Pion TMDs in light-front constituent approach, and Boer-Mulders effect in the pion-induced Drell-Yan process

TL;DR

This paper models the pion's transverse-momentum dependent parton distributions using a light-front constituent approach, compares results with other models, and successfully describes the Boer-Mulders effect in pion-induced Drell-Yan processes.

Contribution

It introduces a light-front constituent model for pion TMDs, compares with other models, and applies it to describe the Boer-Mulders effect in Drell-Yan scattering.

Findings

Model results agree with experimental data after evolution.

The Boer-Mulders function explains the violation of the Lam-Tung relation.
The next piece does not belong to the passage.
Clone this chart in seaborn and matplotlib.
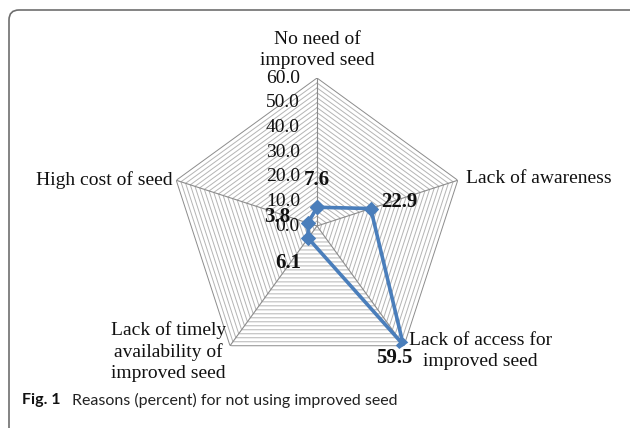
import numpy as np
import pandas as pd
import matplotlib
matplotlib.use("Agg")
import matplotlib.pyplot as plt
from matplotlib.patches import FancyBboxPatch
import seaborn as sns

categories = ["No need of\nimproved seed", "Lack of awareness",
              "Lack of access for\nimproved seed",
              "Lack of timely\navailability of\nimproved seed",
              "High cost of seed"]
values = [7.6, 22.9, 59.5, 6.1, 3.8]
tick_values = [0, 10, 20, 30, 40, 50, 60]
tick_labels = ["0.0", "10.0", "20.0", "30.0", "40.0", "50.0", "60.0"]
grid_step = 2
r_max = 60

sns.set_style("white")
plt.rcParams['font.family'] = ['Liberation Serif', 'DejaVu Serif']

fig = plt.figure(figsize=(6.3, 4.28), dpi=100)
ax = fig.add_axes([169/630, 54/428, 296/630, 296/428], projection='polar')
ax.set_theta_zero_location('N')
ax.set_theta_direction(-1)
ax.set_ylim(0, r_max)
ax.grid(False)
ax.spines['polar'].set_visible(False)
ax.patch.set_alpha(0)

n = len(categories)
theta = np.arange(n) * 2 * np.pi / n
theta_closed = np.append(theta, theta[0])

# pentagon grid rings
for r in np.arange(0, r_max + 0.01, grid_step):
    col = '#8c8c8c' if r == r_max else '#b4b4b4'
    ax.plot(theta_closed, [r] * (n + 1), color=col, lw=0.7, zorder=1)
# spokes
for t in theta:
    ax.plot([t, t], [0, r_max], color='#8c8c8c', lw=0.8, zorder=1)

df = pd.DataFrame({"theta": theta_closed, "value": values + [values[0]]})
sns.lineplot(data=df, x="theta", y="value", sort=False, ax=ax,
             color='#4a7ebb', lw=2.6, marker='D', markersize=7,
             markeredgecolor='#4a7ebb', zorder=5, estimator=None)
ax.set_xlabel("")
ax.set_ylabel("")
ax.set_xticks([])
ax.set_yticks([])
ax.set_ylim(0, r_max)

fs = 14
# tick labels along first spoke
for tv, tl in zip(tick_values, tick_labels):
    ax.annotate(tl, xy=(0, tv), xytext=(-17, 0), textcoords='offset pixels',
                ha='right', va='center', fontsize=fs, color='#111111')

# category labels
cat_style = [
    dict(xytext=(0, 9), ha='center', va='bottom'),
    dict(xytext=(8, 2), ha='left', va='center'),
    dict(xytext=(5, -5), ha='left', va='center'),
    dict(xytext=(-4, -6), ha='right', va='center'),
    dict(xytext=(-4, 0), ha='right', va='center'),
]
for t, c, st in zip(theta, categories, cat_style):
    ax.annotate(c, xy=(t, r_max), textcoords='offset pixels',
                multialignment='center', fontsize=fs, color='#111111',
                linespacing=1.3, annotation_clip=False, **st)

# data labels
lab_off = [(0, 27), (29, 7), (-9, -13), (-20, -25), (-31, 6)]
for t, v, off in zip(theta, values, lab_off):
    ax.annotate(f"{v:.1f}", xy=(t, v), xytext=off, textcoords='offset pixels',
                ha='center', va='center', fontsize=15, fontweight='bold',
                color='#111111', zorder=6)

# caption
fig.text(22/630, 1 - 400/428, "Fig. 1", fontsize=11.5, fontweight='bold',
         family=['Lato', 'DejaVu Sans'], va='center', ha='left', color='#111111')
fig.text(72/630, 1 - 400/428, "Reasons (percent) for not using improved seed",
         fontsize=11.5, family=['Lato', 'DejaVu Sans'], va='center', ha='left',
         color='#222222')

# rounded border
box = FancyBboxPatch((0.09, -0.2), 6.4, 4.38, boxstyle="round,pad=0,rounding_size=0.1",
                     transform=fig.dpi_scale_trans, fill=False, edgecolor='#6e6e6e',
                     lw=1.2, clip_on=False)
fig.patches.append(box)

fig.savefig("out.png", dpi=100)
Good agreement with pion valence PDFs from parameterizations.

Abstract

At leading twist the transverse-momentum dependent parton distributions of the pion consist of two functions, the unpolarized $f_{1,\pi}(x,\boldsymbol k^{\, 2}_\perp)$ and the Boer-Mulders function $h_{1,\pi}^{\perp}(x,\boldsymbol k^{\, 2}_\perp)$. We study both functions within a light-front constituent model of the pion, comparing the results with different pion models and the corresponding nucleon distributions from a light-front constituent model. After evolution from the model scale to the relevant experimental scales, the results for the collinear pion valence parton distribution function $f_{1,\pi}(x)$ are in very good agreement with available parameterizations. Using the light-front constituent model results for the Boer-Mulders functions of the pion and nucleon, we calculate the coefficient $\nu$ in the angular distribution of Drell-Yan dileptons produced in pion-nucleus scattering, which is responsible for the violation of the Lam-Tung relation. We find a good agreement with data, and carefully discuss the range of applicability of our approach.